Diagram of shield control strategy adjustment from mileage 796–811 m.

Conclusions

In this study, the Rapidly Geological Features Identification (RGFI) method is proposed, which uses multistage machine learning methods to improve the model accuracy while ensuring the model's generalization performance and provides strong support for the adjustment of the shield control strategy. This method has three advantages. First, we redefine the stratum based on the geotechnical parameters related to the shield tunnelling height, which reduces the number of classifications and improves the guidance for shield construction. Second, the precise geological condition prediction was divided into two stages. Classification of the stratigraphic combination is performed first and then predicts the stratum distribution. This approach improves the generalization ability of the model. Third, the important differences in tunnelling parameter features under different stratigraphic combinations are considered using the attention mechanism. A deep neural network with an attention mechanism effectively improves the accuracy of stratum distribution prediction.

The RGFI method has shown better accuracy than other methods in engineering simulation experiments. In the Hangzhou-Shaoxing tunnel project, the RGFI model achieved good results and successfully supplemented or corrected the geological descriptions that were not detailed or precise in the geological exploration report, providing accurate geological information for self-driving shield decision-making and ensuring the quality and safety of construction.

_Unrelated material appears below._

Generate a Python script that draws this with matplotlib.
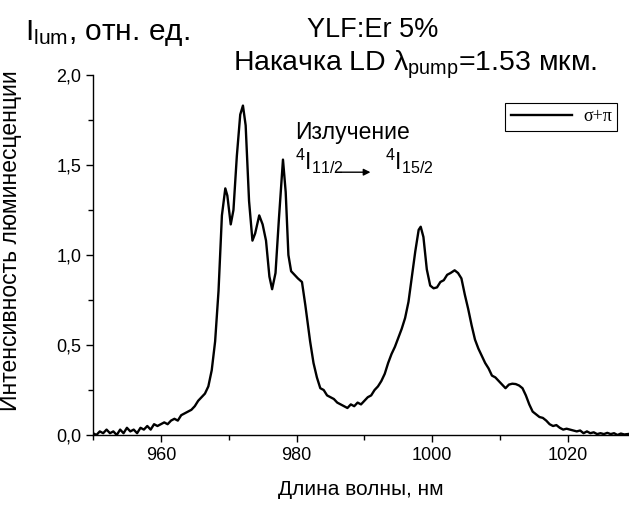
import numpy as np
import matplotlib
matplotlib.use("Agg")
import matplotlib.pyplot as plt
from matplotlib.ticker import MultipleLocator, FuncFormatter

plt.rcParams['font.family'] = ['Liberation Sans', 'DejaVu Sans']
plt.rcParams['mathtext.fontset'] = 'custom'
plt.rcParams['mathtext.rm'] = 'Liberation Sans'
plt.rcParams['mathtext.it'] = 'Liberation Sans'

# spectrum (wavelength nm, intensity rel. units)
wavelength = [950, 950.5, 951, 951.5, 952, 952.5, 953, 953.5, 954, 954.5, 955, 955.5,
              956, 956.5, 957, 957.5, 958, 958.5, 959, 959.5, 960, 960.5, 961, 961.5,
              962, 962.5, 963, 963.5, 964, 964.5, 965, 965.5, 966, 966.5, 967, 967.5,
              968, 968.5, 969, 969.5, 969.8, 970.3, 970.7, 971.2, 971.7, 972.1, 972.5,
              973, 973.5, 973.9, 974.5, 975, 975.5, 976, 976.4, 976.9, 977.4, 978,
              978.4, 978.8, 979.2, 979.7, 980.2, 980.8, 981.3, 982, 982.5, 983, 983.5,
              984, 984.5, 985, 985.5, 986, 986.5, 987, 987.5, 988, 988.5, 989, 989.5,
              990, 990.5, 991, 991.5, 992, 992.5, 993, 993.5, 994, 994.5, 995, 995.5,
              996, 996.5, 997, 997.5, 998, 998.3, 998.7, 999.2, 999.7, 1000.2, 1000.7,
              1001.2, 1001.7, 1002.2, 1002.7, 1003.3, 1003.8, 1004.3, 1004.8, 1005.3,
              1005.8, 1006.3, 1006.8, 1007.3, 1007.8, 1008.3, 1008.8, 1009.3, 1009.8,
              1010.3, 1010.8, 1011.3, 1011.8, 1012.3, 1012.8, 1013.3, 1013.8, 1014.3,
              1014.8, 1015.3, 1015.8, 1016.3, 1016.8, 1017.3, 1017.8, 1018.3, 1018.8,
              1019.3, 1019.8, 1020.3, 1020.8, 1021.3, 1021.8, 1022.3, 1022.8, 1023.3,
              1023.8, 1024.3, 1024.8, 1025.3, 1025.8, 1026.3, 1026.8, 1027.3, 1027.8,
              1028.3, 1029]
intensity = [0.01, 0.0, 0.02, 0.01, 0.03, 0.01, 0.02, 0.0, 0.03, 0.01, 0.04, 0.02,
             0.03, 0.01, 0.04, 0.03, 0.05, 0.03, 0.06, 0.05, 0.06, 0.07, 0.06, 0.08,
             0.09, 0.08, 0.11, 0.12, 0.13, 0.14, 0.16, 0.19, 0.21, 0.23, 0.27, 0.36,
             0.52, 0.80, 1.22, 1.37, 1.33, 1.17, 1.25, 1.55, 1.78, 1.83, 1.72,
             1.30, 1.08, 1.12, 1.22, 1.17, 1.08, 0.88, 0.81, 0.90, 1.20, 1.53,
             1.35, 1.00, 0.91, 0.89, 0.87, 0.85, 0.72, 0.52, 0.40, 0.32, 0.26,
             0.25, 0.22, 0.21, 0.20, 0.18, 0.17, 0.16, 0.15, 0.17, 0.16, 0.18, 0.17,
             0.19, 0.21, 0.22, 0.25, 0.27, 0.30, 0.34, 0.40, 0.45, 0.49, 0.54, 0.59,
             0.65, 0.74, 0.88, 1.02, 1.14, 1.157, 1.10, 0.92, 0.83, 0.815, 0.82,
             0.85, 0.86, 0.89, 0.90, 0.915, 0.90, 0.87, 0.78, 0.70,
             0.61, 0.53, 0.48, 0.44, 0.40, 0.37, 0.33, 0.32, 0.30,
             0.28, 0.26, 0.28, 0.285, 0.283, 0.275, 0.26, 0.22, 0.17,
             0.13, 0.115, 0.10, 0.095, 0.08, 0.06, 0.05, 0.055, 0.04,
             0.03, 0.035, 0.03, 0.025, 0.02, 0.025, 0.01, 0.02, 0.01,
             0.015, 0.005, 0.01, 0.005, 0.012, 0.005, 0.01, 0.0, 0.008,
             0.003, 0.006]

fig = plt.figure(figsize=(6.29, 5.07), dpi=100)
ax = fig.add_axes([93/629, 72/507, 536/629, 360/507])

ax.plot(wavelength, intensity, color='black', lw=1.7, label='σ+π')

ax.set_xlim(950, 1029)
ax.set_ylim(0, 2.0)
ax.xaxis.set_major_locator(MultipleLocator(20))
ax.xaxis.set_minor_locator(MultipleLocator(10))
ax.yaxis.set_major_locator(MultipleLocator(0.5))
ax.yaxis.set_minor_locator(MultipleLocator(0.25))
ax.yaxis.set_major_formatter(FuncFormatter(lambda v, p: f"{v:.1f}".replace('.', ',')))
ax.tick_params(which='major', length=5, width=1, labelsize=13, direction='out')
ax.tick_params(which='minor', length=3.5, width=1, direction='out')
ax.spines['top'].set_visible(False)
ax.spines['right'].set_visible(False)
ax.spines['left'].set_linewidth(1)
ax.spines['bottom'].set_linewidth(1)

ax.set_xlabel('Длина волны, нм', fontsize=15, labelpad=12)
ax.set_ylabel('Интенсивность люминесценции', fontsize=16.5)
ax.yaxis.set_label_coords(-0.132, 0.54)

leg = ax.legend(loc='upper right', bbox_to_anchor=(0.978, 0.922), borderaxespad=0,
                fancybox=False, edgecolor='black', framealpha=1, handlelength=3.4,
                borderpad=0.3, handletextpad=0.6,
                prop={'family': 'Liberation Serif', 'size': 13})
leg.get_frame().set_linewidth(0.8)

# transition annotation
ax.text(979.8, 1.68, 'Излучение', fontsize=16.5, va='center')
ax.text(979.8, 1.52, r'$^4$I$_{11/2}$', fontsize=16.5, va='center')
ax.text(993.0, 1.52, r'$^4$I$_{15/2}$', fontsize=16.5, va='center')
ax.annotate('', xy=(991.3, 1.46), xytext=(985.4, 1.46),
            arrowprops=dict(arrowstyle='-|>', color='black', lw=1, mutation_scale=10))

fig.text(25/629, 1 - 33/507, r'I$_{\mathrm{lum}}$, отн. ед.', fontsize=21.5, va='center')
fig.text(373/629, 1 - 30/507, 'YLF:Er 5%', fontsize=19.5, va='center', ha='center')
fig.text(415/629, 1 - 65/507, r'Накачка LD $\lambda_{\mathrm{pump}}$=1.53 мкм.',
         fontsize=20.5, va='center', ha='center')

fig.savefig('out.png', dpi=100)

Admittedly, the RGFI method requires a large amount of construction data under similar geological conditions for model training, so its application has some limitations. For example, when the shield faces a new geological environment, the model may misjudge the situation, posing a particular risk to the self-driving shield. Thus, in subsequent research, we will look for a method that can adapt to unknown geological conditions, use known geological types and characteristics to refine the description of unknown geology and provide more effective technical support for shield tunnelling.